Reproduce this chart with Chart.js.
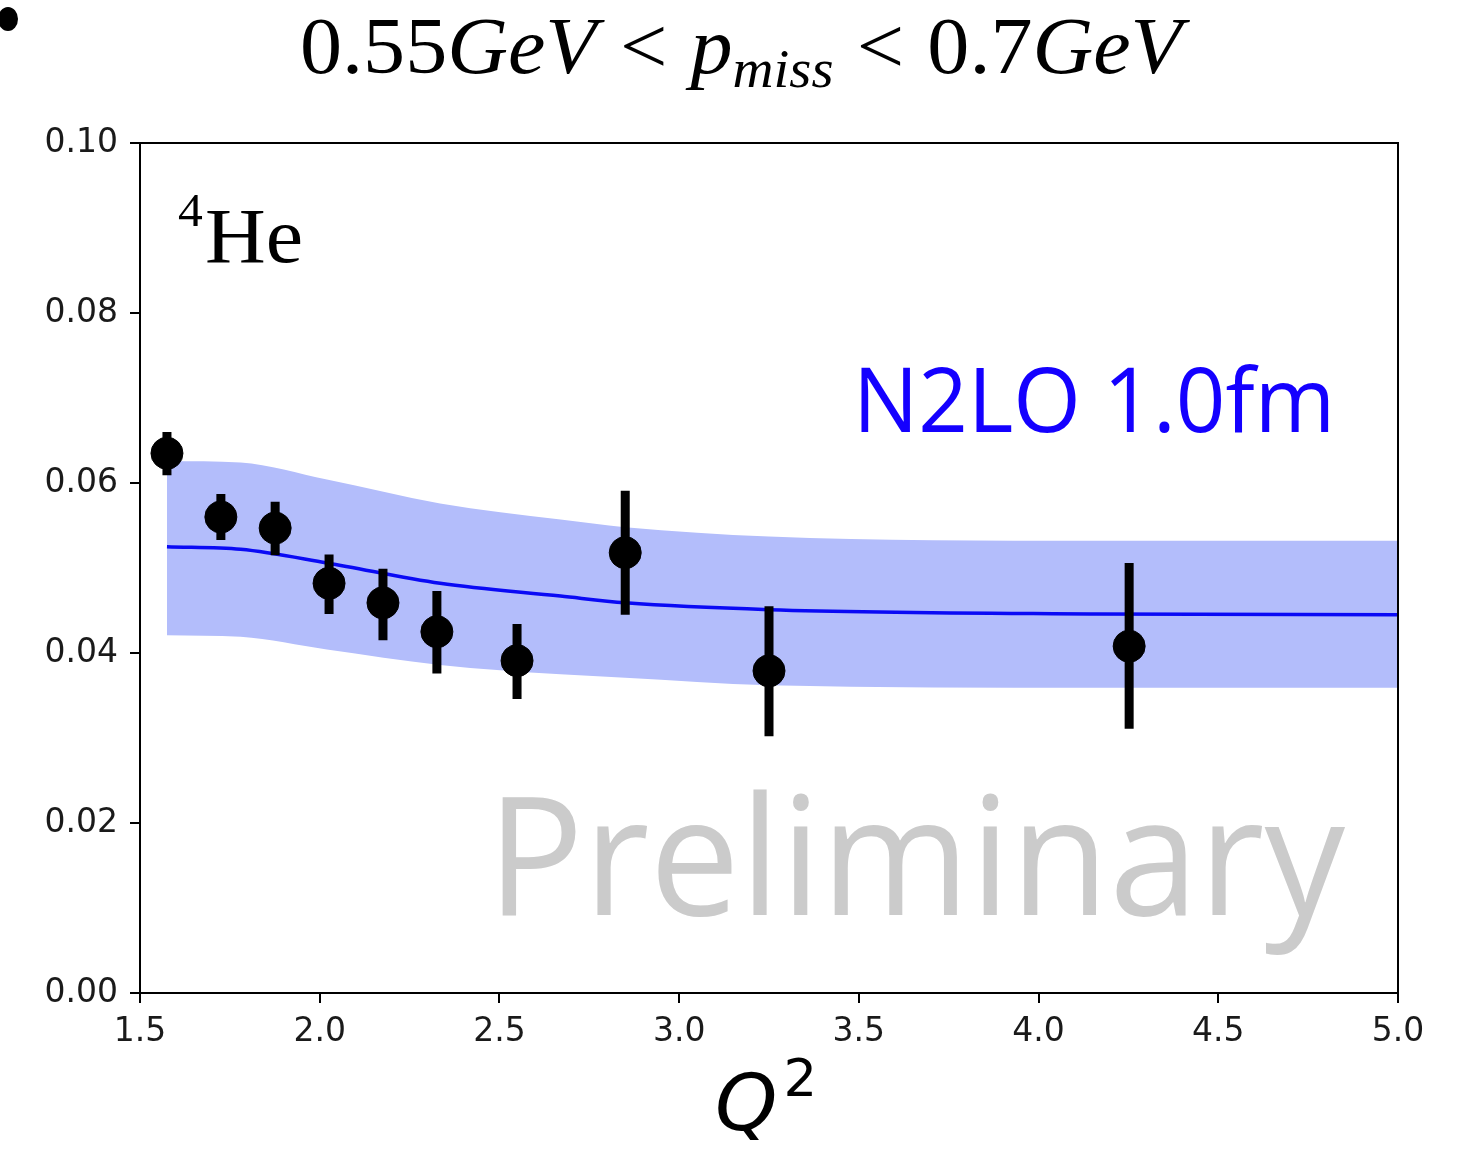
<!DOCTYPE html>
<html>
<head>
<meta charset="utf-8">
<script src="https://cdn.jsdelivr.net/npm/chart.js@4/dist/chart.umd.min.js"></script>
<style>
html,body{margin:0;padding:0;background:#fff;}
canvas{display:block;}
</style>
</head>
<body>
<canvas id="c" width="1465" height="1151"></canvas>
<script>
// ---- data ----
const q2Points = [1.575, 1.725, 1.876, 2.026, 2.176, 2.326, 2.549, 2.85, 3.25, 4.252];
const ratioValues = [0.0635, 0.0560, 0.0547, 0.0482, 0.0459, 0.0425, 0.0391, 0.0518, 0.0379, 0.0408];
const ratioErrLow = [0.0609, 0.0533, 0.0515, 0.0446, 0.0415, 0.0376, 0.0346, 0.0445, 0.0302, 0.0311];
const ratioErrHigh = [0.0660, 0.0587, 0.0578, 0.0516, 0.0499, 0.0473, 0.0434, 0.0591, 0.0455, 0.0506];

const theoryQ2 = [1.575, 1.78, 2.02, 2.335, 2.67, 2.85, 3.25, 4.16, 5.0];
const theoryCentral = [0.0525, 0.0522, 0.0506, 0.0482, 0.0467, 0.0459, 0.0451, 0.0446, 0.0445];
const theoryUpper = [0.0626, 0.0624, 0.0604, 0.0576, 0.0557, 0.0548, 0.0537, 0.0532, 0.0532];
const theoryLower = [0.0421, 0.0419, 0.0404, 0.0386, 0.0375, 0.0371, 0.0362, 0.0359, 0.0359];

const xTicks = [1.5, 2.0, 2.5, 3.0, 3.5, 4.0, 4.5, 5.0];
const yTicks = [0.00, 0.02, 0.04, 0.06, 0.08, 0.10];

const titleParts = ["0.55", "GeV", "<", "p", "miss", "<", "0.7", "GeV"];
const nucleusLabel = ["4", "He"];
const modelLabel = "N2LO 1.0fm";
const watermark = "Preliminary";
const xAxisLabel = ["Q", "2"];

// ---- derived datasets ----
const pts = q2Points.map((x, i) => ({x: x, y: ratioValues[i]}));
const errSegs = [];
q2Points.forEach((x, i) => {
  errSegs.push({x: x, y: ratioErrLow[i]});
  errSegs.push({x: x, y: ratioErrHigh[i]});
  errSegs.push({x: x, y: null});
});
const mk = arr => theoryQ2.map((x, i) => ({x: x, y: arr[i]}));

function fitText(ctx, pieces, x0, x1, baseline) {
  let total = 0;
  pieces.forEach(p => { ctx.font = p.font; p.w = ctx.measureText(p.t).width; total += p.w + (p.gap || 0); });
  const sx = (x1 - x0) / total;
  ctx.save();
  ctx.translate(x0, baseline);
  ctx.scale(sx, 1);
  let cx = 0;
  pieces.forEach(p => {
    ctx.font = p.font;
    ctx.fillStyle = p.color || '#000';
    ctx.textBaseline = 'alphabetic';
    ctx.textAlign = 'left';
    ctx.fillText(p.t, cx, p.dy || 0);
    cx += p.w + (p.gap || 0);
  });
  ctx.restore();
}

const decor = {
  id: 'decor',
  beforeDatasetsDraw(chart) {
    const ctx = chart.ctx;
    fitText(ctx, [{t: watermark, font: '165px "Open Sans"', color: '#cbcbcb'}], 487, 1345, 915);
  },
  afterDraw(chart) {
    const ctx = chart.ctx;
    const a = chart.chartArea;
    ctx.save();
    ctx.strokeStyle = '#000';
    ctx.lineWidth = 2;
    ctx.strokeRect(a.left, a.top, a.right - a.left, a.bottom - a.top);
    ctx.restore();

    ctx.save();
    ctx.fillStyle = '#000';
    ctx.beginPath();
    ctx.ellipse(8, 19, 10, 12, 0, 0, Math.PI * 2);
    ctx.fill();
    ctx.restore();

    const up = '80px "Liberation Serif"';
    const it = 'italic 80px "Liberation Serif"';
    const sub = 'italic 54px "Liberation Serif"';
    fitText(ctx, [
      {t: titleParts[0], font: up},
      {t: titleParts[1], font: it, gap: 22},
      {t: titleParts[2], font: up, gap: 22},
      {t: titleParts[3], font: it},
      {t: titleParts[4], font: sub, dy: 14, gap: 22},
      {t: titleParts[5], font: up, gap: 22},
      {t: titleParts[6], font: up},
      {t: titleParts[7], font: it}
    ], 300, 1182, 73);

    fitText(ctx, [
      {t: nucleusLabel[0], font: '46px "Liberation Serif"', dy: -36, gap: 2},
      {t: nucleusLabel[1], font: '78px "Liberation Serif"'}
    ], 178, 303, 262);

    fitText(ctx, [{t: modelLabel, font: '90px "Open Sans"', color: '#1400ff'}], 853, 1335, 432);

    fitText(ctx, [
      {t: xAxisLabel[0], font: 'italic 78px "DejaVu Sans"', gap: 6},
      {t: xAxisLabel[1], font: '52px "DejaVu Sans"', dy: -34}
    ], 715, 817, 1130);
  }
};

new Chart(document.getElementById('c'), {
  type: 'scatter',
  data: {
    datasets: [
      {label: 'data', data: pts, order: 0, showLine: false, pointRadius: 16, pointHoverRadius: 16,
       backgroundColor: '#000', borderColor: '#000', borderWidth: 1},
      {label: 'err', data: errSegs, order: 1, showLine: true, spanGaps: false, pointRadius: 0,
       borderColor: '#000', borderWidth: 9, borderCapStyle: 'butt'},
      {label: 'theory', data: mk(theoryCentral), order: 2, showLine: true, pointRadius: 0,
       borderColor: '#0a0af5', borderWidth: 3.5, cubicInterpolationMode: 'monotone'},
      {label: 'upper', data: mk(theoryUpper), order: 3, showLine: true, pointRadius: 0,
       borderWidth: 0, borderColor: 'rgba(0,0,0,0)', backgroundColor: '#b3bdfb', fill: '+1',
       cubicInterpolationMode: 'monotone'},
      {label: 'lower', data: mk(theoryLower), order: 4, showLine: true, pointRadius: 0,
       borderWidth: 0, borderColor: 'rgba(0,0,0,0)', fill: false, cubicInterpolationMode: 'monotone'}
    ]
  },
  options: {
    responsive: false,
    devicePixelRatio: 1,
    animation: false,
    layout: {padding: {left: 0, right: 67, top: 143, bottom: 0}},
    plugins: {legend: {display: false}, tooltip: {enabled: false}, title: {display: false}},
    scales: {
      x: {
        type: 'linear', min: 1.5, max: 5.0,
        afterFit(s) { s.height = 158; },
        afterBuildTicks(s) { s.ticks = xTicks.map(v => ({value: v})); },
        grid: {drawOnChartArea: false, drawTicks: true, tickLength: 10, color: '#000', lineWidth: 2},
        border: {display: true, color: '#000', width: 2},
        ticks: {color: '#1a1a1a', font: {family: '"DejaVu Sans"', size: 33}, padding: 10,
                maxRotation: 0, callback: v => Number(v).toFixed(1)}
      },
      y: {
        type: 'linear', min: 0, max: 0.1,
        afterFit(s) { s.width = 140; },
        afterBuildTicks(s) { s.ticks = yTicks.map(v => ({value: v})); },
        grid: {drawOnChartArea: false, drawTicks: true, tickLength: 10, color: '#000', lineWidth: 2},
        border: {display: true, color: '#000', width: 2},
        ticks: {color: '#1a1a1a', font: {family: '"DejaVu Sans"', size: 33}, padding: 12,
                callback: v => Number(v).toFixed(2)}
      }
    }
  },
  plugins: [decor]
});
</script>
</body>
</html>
◇ ◇ ◇ ◇ ◇ ◇ ◇
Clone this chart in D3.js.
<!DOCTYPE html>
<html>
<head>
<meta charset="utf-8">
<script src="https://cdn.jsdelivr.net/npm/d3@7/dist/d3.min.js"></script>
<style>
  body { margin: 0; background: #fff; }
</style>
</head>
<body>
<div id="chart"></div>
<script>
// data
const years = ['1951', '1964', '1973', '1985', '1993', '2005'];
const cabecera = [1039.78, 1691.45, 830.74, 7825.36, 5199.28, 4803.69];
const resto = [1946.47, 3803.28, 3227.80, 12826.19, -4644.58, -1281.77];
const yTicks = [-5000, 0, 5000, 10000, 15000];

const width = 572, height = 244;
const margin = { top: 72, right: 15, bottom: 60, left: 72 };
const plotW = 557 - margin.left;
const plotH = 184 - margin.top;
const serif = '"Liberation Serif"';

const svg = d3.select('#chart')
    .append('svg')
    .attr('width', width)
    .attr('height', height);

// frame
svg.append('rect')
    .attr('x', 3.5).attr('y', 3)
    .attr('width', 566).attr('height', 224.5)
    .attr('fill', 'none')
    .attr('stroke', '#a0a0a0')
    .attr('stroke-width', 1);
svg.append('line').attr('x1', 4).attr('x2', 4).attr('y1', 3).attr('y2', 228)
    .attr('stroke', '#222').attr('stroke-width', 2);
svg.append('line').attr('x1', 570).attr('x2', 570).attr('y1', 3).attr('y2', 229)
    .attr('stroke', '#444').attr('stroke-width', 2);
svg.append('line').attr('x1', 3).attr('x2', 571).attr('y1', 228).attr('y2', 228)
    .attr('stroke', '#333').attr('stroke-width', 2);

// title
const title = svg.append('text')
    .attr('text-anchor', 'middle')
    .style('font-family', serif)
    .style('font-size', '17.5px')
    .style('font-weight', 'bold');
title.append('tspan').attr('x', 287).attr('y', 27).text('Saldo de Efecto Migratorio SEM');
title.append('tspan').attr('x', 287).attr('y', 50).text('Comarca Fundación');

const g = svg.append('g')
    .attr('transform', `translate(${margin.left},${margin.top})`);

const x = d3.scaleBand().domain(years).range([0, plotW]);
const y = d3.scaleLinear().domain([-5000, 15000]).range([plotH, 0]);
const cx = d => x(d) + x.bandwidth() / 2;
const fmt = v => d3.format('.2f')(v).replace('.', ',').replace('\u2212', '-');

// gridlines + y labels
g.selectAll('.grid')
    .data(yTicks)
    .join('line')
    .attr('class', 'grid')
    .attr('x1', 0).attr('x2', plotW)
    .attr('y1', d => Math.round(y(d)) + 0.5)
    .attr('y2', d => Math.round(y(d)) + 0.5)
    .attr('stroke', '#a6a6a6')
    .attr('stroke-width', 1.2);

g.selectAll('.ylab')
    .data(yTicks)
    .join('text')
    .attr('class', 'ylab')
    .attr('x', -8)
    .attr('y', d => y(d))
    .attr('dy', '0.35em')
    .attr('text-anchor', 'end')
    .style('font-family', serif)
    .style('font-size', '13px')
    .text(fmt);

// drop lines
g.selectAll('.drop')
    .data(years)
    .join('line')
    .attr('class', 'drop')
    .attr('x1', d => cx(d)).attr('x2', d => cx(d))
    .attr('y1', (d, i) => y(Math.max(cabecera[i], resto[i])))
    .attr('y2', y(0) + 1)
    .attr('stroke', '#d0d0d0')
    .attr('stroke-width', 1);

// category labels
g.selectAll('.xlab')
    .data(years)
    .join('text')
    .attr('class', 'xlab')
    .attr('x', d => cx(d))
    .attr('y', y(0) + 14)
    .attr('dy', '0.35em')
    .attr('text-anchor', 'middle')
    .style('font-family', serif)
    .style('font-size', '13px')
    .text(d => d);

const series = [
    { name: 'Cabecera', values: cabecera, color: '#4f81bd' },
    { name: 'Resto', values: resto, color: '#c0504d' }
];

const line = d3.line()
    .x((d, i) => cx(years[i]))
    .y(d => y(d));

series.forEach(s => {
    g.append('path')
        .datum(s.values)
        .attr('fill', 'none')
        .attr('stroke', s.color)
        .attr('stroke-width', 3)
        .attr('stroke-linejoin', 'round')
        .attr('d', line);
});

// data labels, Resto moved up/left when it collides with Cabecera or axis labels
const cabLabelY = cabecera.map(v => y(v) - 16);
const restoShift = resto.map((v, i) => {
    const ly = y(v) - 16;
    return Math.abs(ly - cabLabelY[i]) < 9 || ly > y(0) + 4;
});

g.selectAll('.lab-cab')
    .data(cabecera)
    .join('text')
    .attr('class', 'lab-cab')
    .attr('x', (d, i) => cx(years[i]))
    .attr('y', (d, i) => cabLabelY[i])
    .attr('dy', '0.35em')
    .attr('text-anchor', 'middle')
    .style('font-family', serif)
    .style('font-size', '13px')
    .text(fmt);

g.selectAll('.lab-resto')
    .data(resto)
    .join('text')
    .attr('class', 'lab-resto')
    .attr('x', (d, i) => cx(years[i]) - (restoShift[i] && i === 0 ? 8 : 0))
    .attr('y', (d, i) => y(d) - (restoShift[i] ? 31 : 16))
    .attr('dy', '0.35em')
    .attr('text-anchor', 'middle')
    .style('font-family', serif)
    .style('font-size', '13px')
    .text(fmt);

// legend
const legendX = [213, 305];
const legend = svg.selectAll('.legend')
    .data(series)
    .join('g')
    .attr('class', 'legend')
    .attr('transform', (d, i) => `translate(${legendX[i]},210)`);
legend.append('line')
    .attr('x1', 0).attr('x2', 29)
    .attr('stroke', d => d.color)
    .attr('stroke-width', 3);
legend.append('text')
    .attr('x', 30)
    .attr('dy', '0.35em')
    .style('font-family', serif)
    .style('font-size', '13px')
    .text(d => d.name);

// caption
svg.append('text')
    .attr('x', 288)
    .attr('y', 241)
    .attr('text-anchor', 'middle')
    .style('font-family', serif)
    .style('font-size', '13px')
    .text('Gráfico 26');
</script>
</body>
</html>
◇ ◇ ◇ ◇ ◇ ◇ ◇
■ **Exercise**
Copy exactly the stretch of lines from the one containing "Reproduce this chart with Chart.js." through the one containing "const mk = arr", both included. Leave out any pictures.

■ **Full answer**
Reproduce this chart with Chart.js.
<!DOCTYPE html>
<html>
<head>
<meta charset="utf-8">
<script src="https://cdn.jsdelivr.net/npm/chart.js@4/dist/chart.umd.min.js"></script>
<style>
html,body{margin:0;padding:0;background:#fff;}
canvas{display:block;}
</style>
</head>
<body>
<canvas id="c" width="1465" height="1151"></canvas>
<script>
// ---- data ----
const q2Points = [1.575, 1.725, 1.876, 2.026, 2.176, 2.326, 2.549, 2.85, 3.25, 4.252];
const ratioValues = [0.0635, 0.0560, 0.0547, 0.0482, 0.0459, 0.0425, 0.0391, 0.0518, 0.0379, 0.0408];
const ratioErrLow = [0.0609, 0.0533, 0.0515, 0.0446, 0.0415, 0.0376, 0.0346, 0.0445, 0.0302, 0.0311];
const ratioErrHigh = [0.0660, 0.0587, 0.0578, 0.0516, 0.0499, 0.0473, 0.0434, 0.0591, 0.0455, 0.0506];

const theoryQ2 = [1.575, 1.78, 2.02, 2.335, 2.67, 2.85, 3.25, 4.16, 5.0];
const theoryCentral = [0.0525, 0.0522, 0.0506, 0.0482, 0.0467, 0.0459, 0.0451, 0.0446, 0.0445];
const theoryUpper = [0.0626, 0.0624, 0.0604, 0.0576, 0.0557, 0.0548, 0.0537, 0.0532, 0.0532];
const theoryLower = [0.0421, 0.0419, 0.0404, 0.0386, 0.0375, 0.0371, 0.0362, 0.0359, 0.0359];

const xTicks = [1.5, 2.0, 2.5, 3.0, 3.5, 4.0, 4.5, 5.0];
const yTicks = [0.00, 0.02, 0.04, 0.06, 0.08, 0.10];

const titleParts = ["0.55", "GeV", "<", "p", "miss", "<", "0.7", "GeV"];
const nucleusLabel = ["4", "He"];
const modelLabel = "N2LO 1.0fm";
const watermark = "Preliminary";
const xAxisLabel = ["Q", "2"];

// ---- derived datasets ----
const pts = q2Points.map((x, i) => ({x: x, y: ratioValues[i]}));
const errSegs = [];
q2Points.forEach((x, i) => {
  errSegs.push({x: x, y: ratioErrLow[i]});
  errSegs.push({x: x, y: ratioErrHigh[i]});
  errSegs.push({x: x, y: null});
});
const mk = arr => theoryQ2.map((x, i) => ({x: x, y: arr[i]}));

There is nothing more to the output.